Brigitte Bardot calls actresses alleging sexual harassment 'hypocritical'
The French film icon claimed actresses invent claims of harassment for attention
Brigitte Bardot has dismissed actresses who have made claims of sexual harassment in the #MeToo movement as “hypocritical”.
The French film icon, who is no stranger to controversy, claimed women tease producers to get a role and then invent harassment allegations to get attention.
Her remarks came after movie star Catherine Deneuve apologised to sex abuse victims after a backlash over her support of a letter signed by 100 fellow Frenchwomen saying accusations since the Harvey Weinstein scandal have gone too far.
Bardot was asked in an interview with French magazine Paris Match what she thought of actresses denouncing sexual harassment.
“In the vast majority of cases they are being hypocritical, ridiculous, uninteresting,” Bardot, 83, replied.
“There are many actresses who flirt with producers in order to get a role. Then, in order to be talked about, they will say they have been harassed. In reality, rather than benefiting them, it harms them.”

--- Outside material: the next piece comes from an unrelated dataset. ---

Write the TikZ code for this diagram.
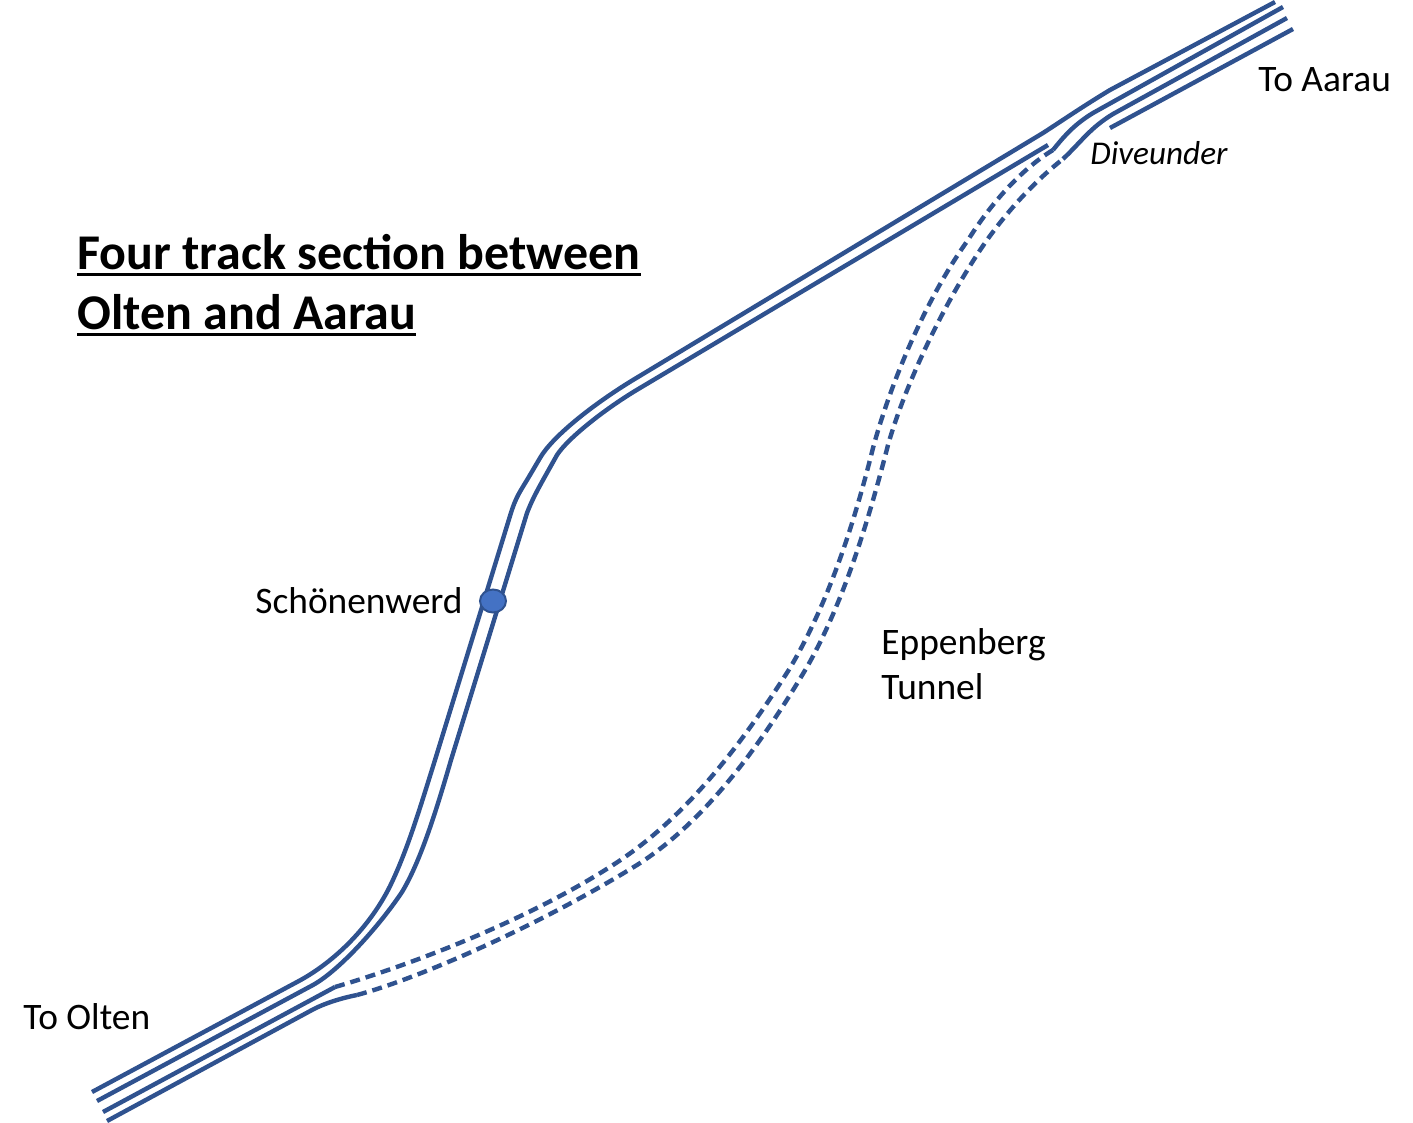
\documentclass[tikz,border=0pt]{standalone}
\usepackage{fontspec}
\setmainfont{Carlito}
\usetikzlibrary{shapes.geometric}
\definecolor{trackblue}{HTML}{2F528F}
\definecolor{stationblue}{HTML}{4472C4}
\newlength\titlewidth
\newcommand{\titleline}[1]{\settowidth\titlewidth{#1}#1\hspace{-\titlewidth}\rule[-3.7pt]{\titlewidth}{1.5pt}}

\begin{document}
\begin{tikzpicture}[
            x = 0.5pt, y = -0.5pt, % reference pixels
            track/.style = {draw=trackblue, line width=2.2pt}, % open line
            tunnel/.style = {track, dash pattern=on 5pt off 3pt}, % underground line
            label/.style = {inner sep=0pt, anchor=base west, font=\fontsize{18.7}{22.5}\selectfont, align=left}
        ]
\useasboundingbox (0,0) rectangle (1413,1123);

% upper pair through the station
\draw[track] (92,1092) -- (297,982) .. controls (335,962) and (372,925) .. (392,882) .. controls (408,848) and (420,808) .. (435,760) -- (510,516) .. controls (516,496) and (520,492) .. (530,475) -- (540,458) .. controls (552,437) and (592,405) .. (633,380) -- (1043,133) .. controls (1060,122) and (1085,105) .. (1110,90) -- (1275,2);
\draw[track] (97,1101) -- (313,985) .. controls (340,970) and (380,925) .. (402,892) .. controls (420,862) and (435,815) .. (451,760) -- (527,513) .. controls (532,500) and (537,491) .. (543,480) -- (557,455) .. controls (568,438) and (606,408) .. (640,388) -- (1048,145);

% lower pair, open parts
\draw[track] (103,1112) -- (335,987);
\draw[track] (107,1121) -- (312,1010) .. controls (325,1003) and (342,998) .. (357,995);
\draw[track] (1053,150) .. controls (1065,135) and (1075,124) .. (1093,113) -- (1283,7);
\draw[track] (1063,159) .. controls (1082,141) and (1090,128) .. (1113,114) -- (1287,18);
\draw[track] (1110,128) -- (1293,29);

% lower pair, tunnel parts
\draw[tunnel] (335,987) .. controls (400,968) and (520,925) .. (613,865) .. controls (680,822) and (735,755) .. (790,668) .. controls (830,600) and (855,520) .. (873,448) .. controls (890,385) and (925,300) .. (968,240) .. controls (990,205) and (1020,170) .. (1053,150);
\draw[tunnel] (357,995) .. controls (420,978) and (540,925) .. (637,865) .. controls (700,825) and (755,755) .. (807,667) .. controls (845,600) and (870,515) .. (888,445) .. controls (905,385) and (945,300) .. (987,240) .. controls (1005,215) and (1030,185) .. (1063,159);

\node[ellipse, draw=trackblue, fill=stationblue, line width=1pt, inner sep=0pt, minimum width=13pt, minimum height=11.5pt] (station) at (493,601) {};

\node[label] (schoenenwerd) at (255,613) {Schönenwerd};
\node[label] (aarau) at (1258,92) {To Aarau};
\node[label] (olten) at (23,1029) {To Olten};
\node[label, font=\fontsize{16.6}{20}\selectfont\itshape] (diveunder) at (1090,165) {Diveunder};
\node[label] (eppenberg) at (881,699) {Eppenberg\\Tunnel};
\node[label, font=\fontsize{25}{30}\selectfont\bfseries] (title) at (77,329) {\titleline{Four track section between}\\\titleline{Olten and Aarau}};
\end{tikzpicture}
\end{document}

Bardot also said she was never herself a victim during her career, which began in the 1950s, and said she instead enjoyed some of the behaviour which many others would reject.
“Me, I was never the victim of sexual harassment and I found it charming when I was told that I was beautiful or I had a nice little backside. This kind of compliment is nice,” she said.
Bardot has been criticised in the past for supporting the French far-right party National Front and in 2004 was convicted of inciting racial hatred for her comments on French Muslims in her book, A Cry In The Silence.
Deneuve, 74, on Monday apologised to the victims of “odious” crimes of sexual abuse, after she signed the much-criticised letter, published in newspaper Le Monde, that claimed men are being unfairly accused of misconduct.